* DIRECTION:
Reproduce the listing word for word, leaving every picture behind.
* Start GIVEN MATERIAL *
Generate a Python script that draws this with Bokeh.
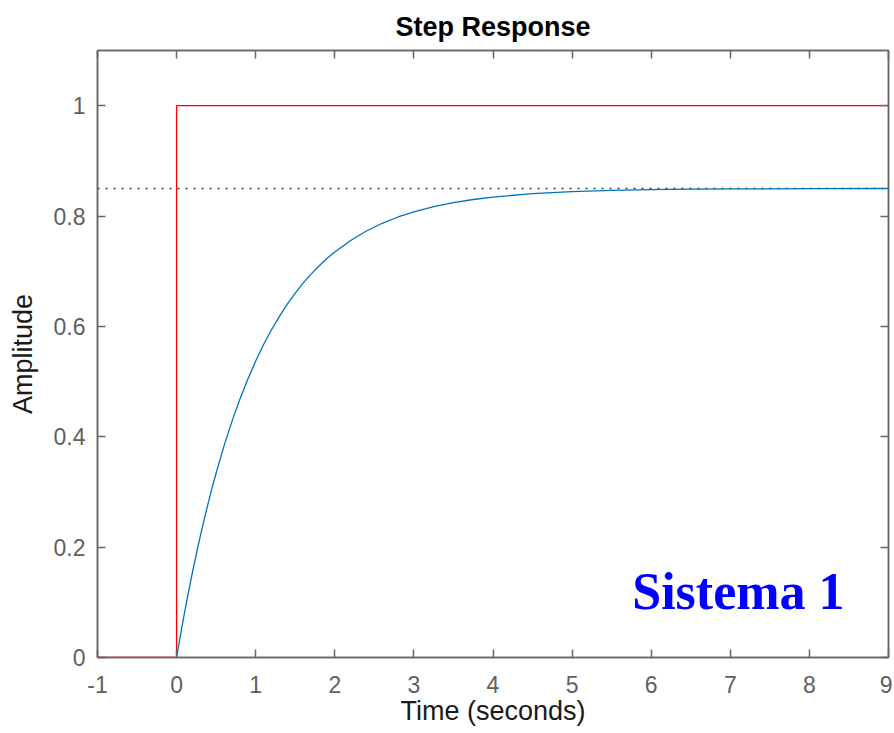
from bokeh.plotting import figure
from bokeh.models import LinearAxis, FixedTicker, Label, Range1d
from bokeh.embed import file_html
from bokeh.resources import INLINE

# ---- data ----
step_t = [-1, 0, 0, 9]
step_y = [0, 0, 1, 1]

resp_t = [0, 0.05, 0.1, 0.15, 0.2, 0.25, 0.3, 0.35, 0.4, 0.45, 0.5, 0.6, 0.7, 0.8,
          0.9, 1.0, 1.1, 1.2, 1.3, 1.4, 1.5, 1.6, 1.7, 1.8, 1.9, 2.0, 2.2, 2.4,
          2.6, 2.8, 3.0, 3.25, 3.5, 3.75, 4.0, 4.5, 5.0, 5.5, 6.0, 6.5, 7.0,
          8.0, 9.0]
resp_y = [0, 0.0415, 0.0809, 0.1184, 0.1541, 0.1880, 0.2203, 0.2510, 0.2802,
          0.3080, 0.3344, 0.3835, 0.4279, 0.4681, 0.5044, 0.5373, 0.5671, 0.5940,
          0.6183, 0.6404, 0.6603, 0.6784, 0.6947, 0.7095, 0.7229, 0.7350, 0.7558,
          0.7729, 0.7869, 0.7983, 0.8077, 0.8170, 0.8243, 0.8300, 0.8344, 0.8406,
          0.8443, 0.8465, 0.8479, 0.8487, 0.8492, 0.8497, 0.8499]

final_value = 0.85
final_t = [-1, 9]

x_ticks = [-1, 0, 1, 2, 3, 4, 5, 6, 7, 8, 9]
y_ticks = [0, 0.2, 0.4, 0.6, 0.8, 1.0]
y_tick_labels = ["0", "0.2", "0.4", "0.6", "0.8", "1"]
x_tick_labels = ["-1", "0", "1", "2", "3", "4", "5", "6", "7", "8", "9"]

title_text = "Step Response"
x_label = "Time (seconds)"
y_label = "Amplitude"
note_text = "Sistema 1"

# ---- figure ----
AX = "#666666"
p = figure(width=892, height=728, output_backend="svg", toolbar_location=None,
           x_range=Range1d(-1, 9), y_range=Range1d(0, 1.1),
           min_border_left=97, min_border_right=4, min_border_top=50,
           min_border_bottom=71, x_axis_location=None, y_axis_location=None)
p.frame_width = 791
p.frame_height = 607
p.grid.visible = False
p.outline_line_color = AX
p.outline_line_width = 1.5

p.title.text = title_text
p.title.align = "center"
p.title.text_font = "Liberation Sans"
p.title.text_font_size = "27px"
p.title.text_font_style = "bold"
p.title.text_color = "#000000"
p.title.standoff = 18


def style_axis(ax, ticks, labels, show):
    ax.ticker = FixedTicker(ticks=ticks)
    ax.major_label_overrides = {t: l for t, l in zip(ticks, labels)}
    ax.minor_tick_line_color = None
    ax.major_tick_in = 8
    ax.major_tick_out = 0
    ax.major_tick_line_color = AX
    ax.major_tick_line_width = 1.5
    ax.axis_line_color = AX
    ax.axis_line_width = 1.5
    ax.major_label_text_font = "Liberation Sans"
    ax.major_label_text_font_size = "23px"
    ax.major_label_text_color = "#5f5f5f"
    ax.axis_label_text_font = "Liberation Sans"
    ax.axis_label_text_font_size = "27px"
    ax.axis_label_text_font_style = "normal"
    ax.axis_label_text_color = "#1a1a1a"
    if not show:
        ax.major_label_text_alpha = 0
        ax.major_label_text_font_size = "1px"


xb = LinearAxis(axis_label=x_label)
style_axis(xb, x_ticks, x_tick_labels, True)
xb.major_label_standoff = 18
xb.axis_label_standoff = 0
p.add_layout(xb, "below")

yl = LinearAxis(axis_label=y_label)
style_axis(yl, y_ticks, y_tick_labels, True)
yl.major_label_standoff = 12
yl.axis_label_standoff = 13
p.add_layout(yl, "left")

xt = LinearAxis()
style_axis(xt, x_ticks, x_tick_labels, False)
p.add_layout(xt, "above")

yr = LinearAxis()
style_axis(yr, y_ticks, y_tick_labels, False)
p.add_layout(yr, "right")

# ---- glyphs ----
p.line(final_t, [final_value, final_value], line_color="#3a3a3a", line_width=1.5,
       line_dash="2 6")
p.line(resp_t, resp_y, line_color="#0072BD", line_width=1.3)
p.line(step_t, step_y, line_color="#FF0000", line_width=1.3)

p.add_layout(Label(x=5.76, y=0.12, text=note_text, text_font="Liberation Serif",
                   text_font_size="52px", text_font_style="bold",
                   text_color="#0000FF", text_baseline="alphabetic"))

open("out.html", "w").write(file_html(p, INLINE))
* End GIVEN MATERIAL *
* TASK ANSWER:
Generate a Python script that draws this with Bokeh.
from bokeh.plotting import figure
from bokeh.models import LinearAxis, FixedTicker, Label, Range1d
from bokeh.embed import file_html
from bokeh.resources import INLINE

# ---- data ----
step_t = [-1, 0, 0, 9]
step_y = [0, 0, 1, 1]

resp_t = [0, 0.05, 0.1, 0.15, 0.2, 0.25, 0.3, 0.35, 0.4, 0.45, 0.5, 0.6, 0.7, 0.8,
          0.9, 1.0, 1.1, 1.2, 1.3, 1.4, 1.5, 1.6, 1.7, 1.8, 1.9, 2.0, 2.2, 2.4,
          2.6, 2.8, 3.0, 3.25, 3.5, 3.75, 4.0, 4.5, 5.0, 5.5, 6.0, 6.5, 7.0,
          8.0, 9.0]
resp_y = [0, 0.0415, 0.0809, 0.1184, 0.1541, 0.1880, 0.2203, 0.2510, 0.2802,
          0.3080, 0.3344, 0.3835, 0.4279, 0.4681, 0.5044, 0.5373, 0.5671, 0.5940,
          0.6183, 0.6404, 0.6603, 0.6784, 0.6947, 0.7095, 0.7229, 0.7350, 0.7558,
          0.7729, 0.7869, 0.7983, 0.8077, 0.8170, 0.8243, 0.8300, 0.8344, 0.8406,
          0.8443, 0.8465, 0.8479, 0.8487, 0.8492, 0.8497, 0.8499]

final_value = 0.85
final_t = [-1, 9]

x_ticks = [-1, 0, 1, 2, 3, 4, 5, 6, 7, 8, 9]
y_ticks = [0, 0.2, 0.4, 0.6, 0.8, 1.0]
y_tick_labels = ["0", "0.2", "0.4", "0.6", "0.8", "1"]
x_tick_labels = ["-1", "0", "1", "2", "3", "4", "5", "6", "7", "8", "9"]

title_text = "Step Response"
x_label = "Time (seconds)"
y_label = "Amplitude"
note_text = "Sistema 1"

# ---- figure ----
AX = "#666666"
p = figure(width=892, height=728, output_backend="svg", toolbar_location=None,
           x_range=Range1d(-1, 9), y_range=Range1d(0, 1.1),
           min_border_left=97, min_border_right=4, min_border_top=50,
           min_border_bottom=71, x_axis_location=None, y_axis_location=None)
p.frame_width = 791
p.frame_height = 607
p.grid.visible = False
p.outline_line_color = AX
p.outline_line_width = 1.5

p.title.text = title_text
p.title.align = "center"
p.title.text_font = "Liberation Sans"
p.title.text_font_size = "27px"
p.title.text_font_style = "bold"
p.title.text_color = "#000000"
p.title.standoff = 18


def style_axis(ax, ticks, labels, show):
    ax.ticker = FixedTicker(ticks=ticks)
    ax.major_label_overrides = {t: l for t, l in zip(ticks, labels)}
    ax.minor_tick_line_color = None
    ax.major_tick_in = 8
    ax.major_tick_out = 0
    ax.major_tick_line_color = AX
    ax.major_tick_line_width = 1.5
    ax.axis_line_color = AX
    ax.axis_line_width = 1.5
    ax.major_label_text_font = "Liberation Sans"
    ax.major_label_text_font_size = "23px"
    ax.major_label_text_color = "#5f5f5f"
    ax.axis_label_text_font = "Liberation Sans"
    ax.axis_label_text_font_size = "27px"
    ax.axis_label_text_font_style = "normal"
    ax.axis_label_text_color = "#1a1a1a"
    if not show:
        ax.major_label_text_alpha = 0
        ax.major_label_text_font_size = "1px"


xb = LinearAxis(axis_label=x_label)
style_axis(xb, x_ticks, x_tick_labels, True)
xb.major_label_standoff = 18
xb.axis_label_standoff = 0
p.add_layout(xb, "below")

yl = LinearAxis(axis_label=y_label)
style_axis(yl, y_ticks, y_tick_labels, True)
yl.major_label_standoff = 12
yl.axis_label_standoff = 13
p.add_layout(yl, "left")

xt = LinearAxis()
style_axis(xt, x_ticks, x_tick_labels, False)
p.add_layout(xt, "above")

yr = LinearAxis()
style_axis(yr, y_ticks, y_tick_labels, False)
p.add_layout(yr, "right")

# ---- glyphs ----
p.line(final_t, [final_value, final_value], line_color="#3a3a3a", line_width=1.5,
       line_dash="2 6")
p.line(resp_t, resp_y, line_color="#0072BD", line_width=1.3)
p.line(step_t, step_y, line_color="#FF0000", line_width=1.3)

p.add_layout(Label(x=5.76, y=0.12, text=note_text, text_font="Liberation Serif",
                   text_font_size="52px", text_font_style="bold",
                   text_color="#0000FF", text_baseline="alphabetic"))

open("out.html", "w").write(file_html(p, INLINE))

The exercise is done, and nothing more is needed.